In diesem Jahr nehme ich Valentinstag zum Anlass, meinen Mann mit einem Gourmetdinner zu überraschen. Zugegeben, nicht ganz uneigennützig, denn ich suche mir hierfür das „Richard“ aus, welches wir 2015 das letzte Mal besucht hatten. Noch ohne Michelin-Stern war es damals mein Geheimtipp in der Berliner Gourmetszene. Ich bin also neugierig zu erfahren, wie sich das nun „besternte“ Restaurant entwickelt hat.

Wie so oft, wenn es ins „Richard“ geht, schaut der Taxifahrer verwundert in den Rückspiegel. Südliche Köpenicker Straße in dem Outfit und um diese Uhrzeit? Da ist doch ein Industrie- und Gewerbegebiet und sonst nix! Stimmt, das Restaurant befindet sich „ab vom Schuss“. Restaurantchef und Namensgeber Hans Richard wird gleich mehrere Gründe gehabt haben, die denkmalgeschützten Räumlichkeiten am Rande von Kreuzberg für sein gastronomisches Projekt auszuwählen. Der Schweizer Maler – ja, Hans Richard studierte Malerei – kann sich in dem historischen und architektonisch interessanten Gastraum auch künstlerisch austoben. Und bei der Inneneinrichtung beweist er guten Geschmack. Der dunkle Holzboden steht in Kontrast zu den weißgedeckten Tischen; von der mächtigen dunklen Kassettendecke hängen vom Gastgeber persönlich entworfene Glaskugeln, die teilweise als Leuchtmittel dienen. An den reinweißen Wänden werden kontemporäre Bilder in Szene gesetzt.Durchbrochen wird das puristische Interieur durch eine riesige, freistehende Kupferwand. Hier trifft Klassik auf Moderne – stilvoll, elegant, ästhetisch. Diese strikte Linie setzt sich auch in der Küche fort, wo französisch inspirierte Gourmetküche modern und kreativ umgesetzt wird.

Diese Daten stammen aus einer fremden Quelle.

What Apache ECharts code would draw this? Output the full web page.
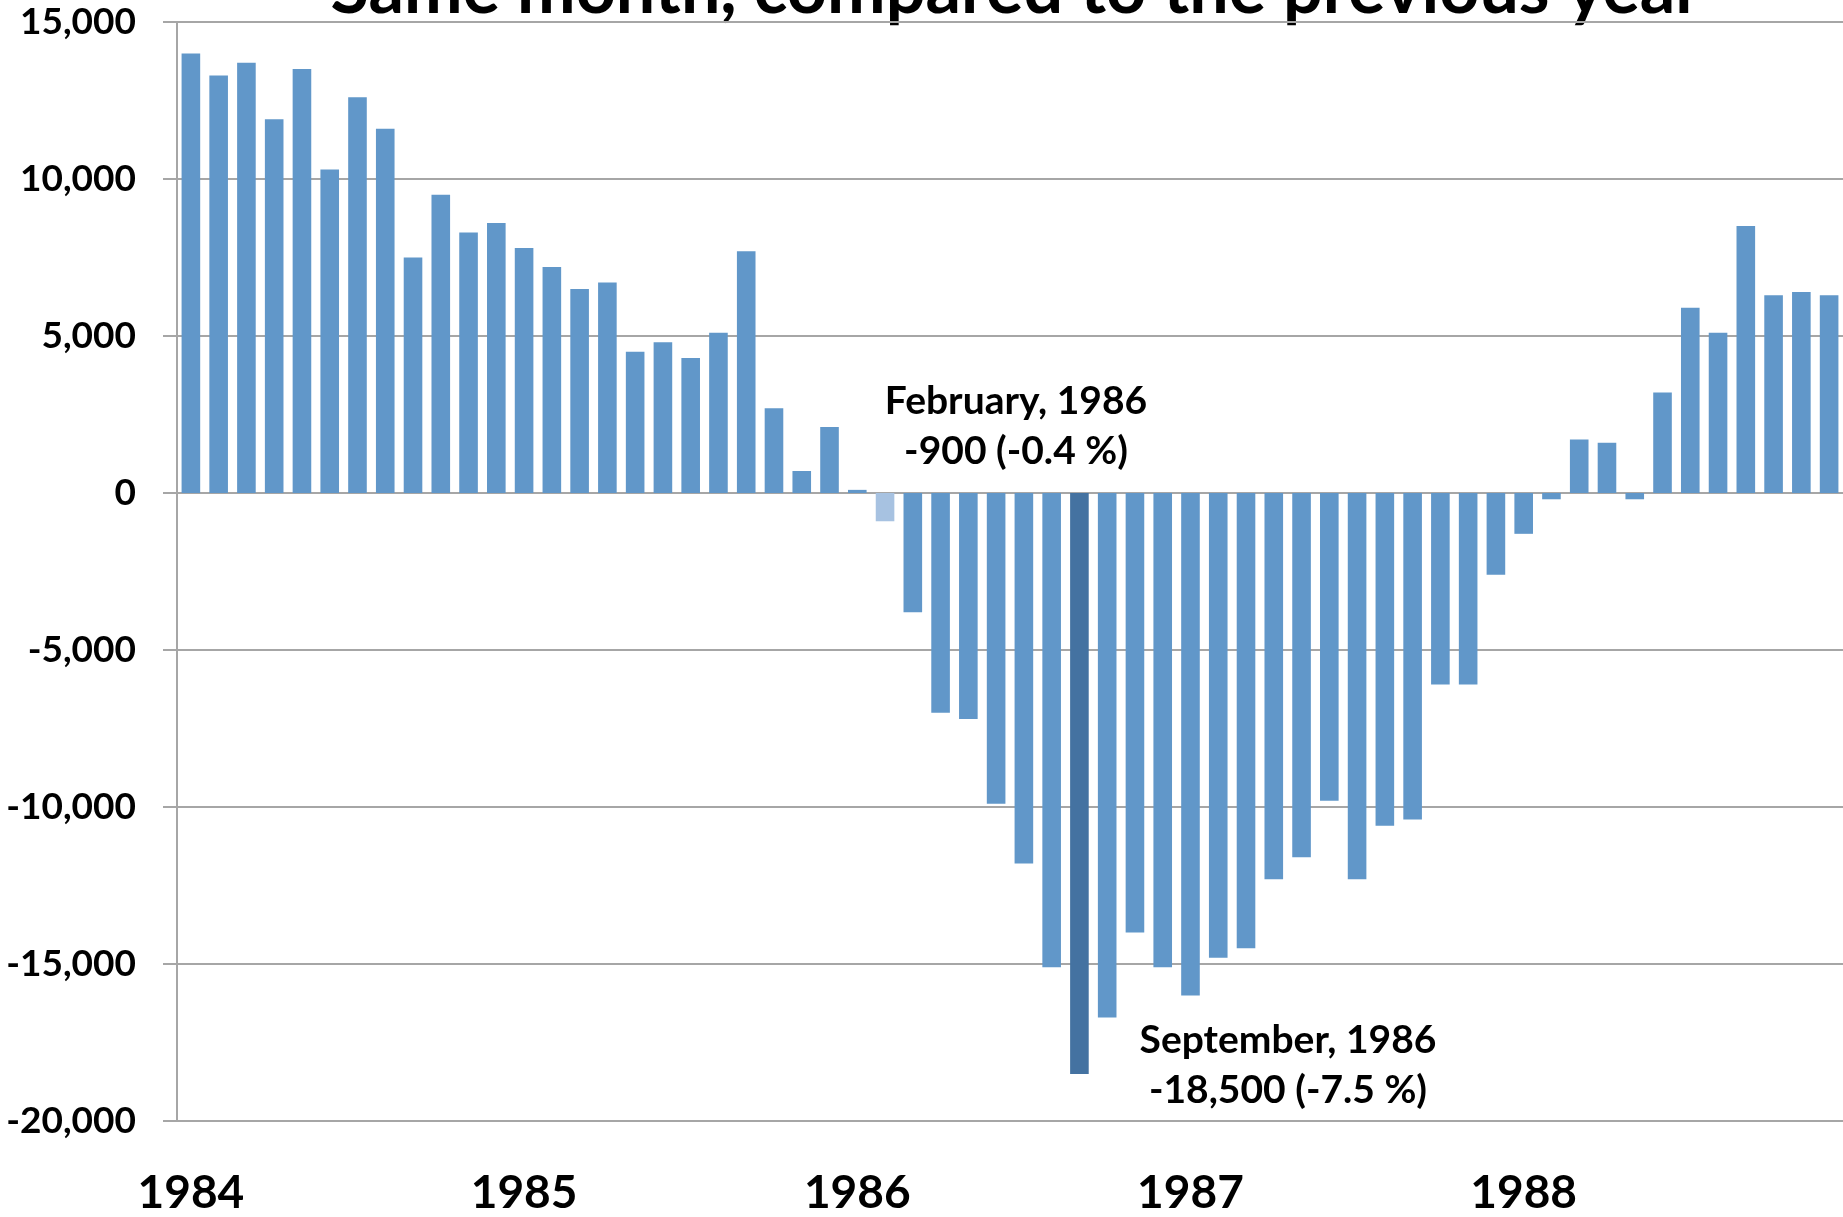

Herzlich werden wir empfangen – man erinnert sich trotz längerem Verbleib an uns. Zum Aperitif trinken wir den vorzüglichen Crémant, wählen sieben der acht angebotenen Gänge nebst Weinbegleitung. Mein Wunsch, die Nachspeise durch einen kleinen herzhaften Gang aus dem vegetarischen Menü zu ersetzen, führt zu einer längeren Diskussion zwischen dem Service und uns, wohlgemerkt den zahlenden Gästen. Es trübt nicht nur die Stimmung auf beiden Seiten, sondern insgesamt unseren Abend, denn trotz höflicher Freundlichkeit fehlt dem Service von nun an die gewohnte Herzlichkeit. Am Ende erweist sich die Auseinandersetzung als völlig unnötig, denn mein Wunsch wird unkompliziert erfüllt.

Was uns jedoch bis zum Finale geboten wird, ist wie gewohnt von Meisterhänden zubereitet. Die Hauptkomponenten der Gänge sind auf den Punkt gegart. Ob pochierte Wildauster, geflämmte Dorade oder der lediglich von Januar bis Ostern erhältliche Winterkabeljau namens Skrei – an der Zubereitung ist nichts auszusetzen. Da steht jemand in der Küche, der es versteht mit hochwertigen Produkten umzugehen und sie perfekt zu kredenzen. Mir fällt aber auf, dass die Nebenspieler auf den Tellern, die Beilagen, dieses Mal eher bescheiden bisweilen auch langweilig sind. Oder sie werden so homöopathisch dosiert, dass sie schlichtweg untergehen – insbesondere, wenn Saucen im Spiel sind. Die Terrine vom Foie Gras ist qualitativ erstklassig und spannend klingt sie in Kombination mit grünem Apfel und Pistazie – noch interessanter wäre sie, wenn etwas mehr grüner Apfel und Pistazie zu schmecken wäre. Beim Artischocken-Risotto geht man zu sparsam mit den Artischocken und den Gewürzen um. Auch das süße Finale des Menüs meines Mannes aus Schokolade, Kaffee und Karamell, haut ihn nicht vom Hocker. Die Stärke an dem Abend liegt zweifelsohne bei den begleitenden Weinen. Diese sind wieder einmal perfekt abgestimmt und vorzüglich.

Vielleicht haben wir einfach Pech mit dem angebotenen Menü, welches monatlich wechselt. Just zum heutigen Abend wurde es ausgetauscht. Sicherlich durchläuft es eine erste Testphase und an den Feinheiten wird noch geschliffen.

Auch wenn diesmal keines der Gerichte in fortbestehender Erinnerung bleibt, wissen wir um die beständige Qualität des Restaurants und werden wiederkehren. Beim nächsten Mal allerdings um ein anderes Menü zu genießen.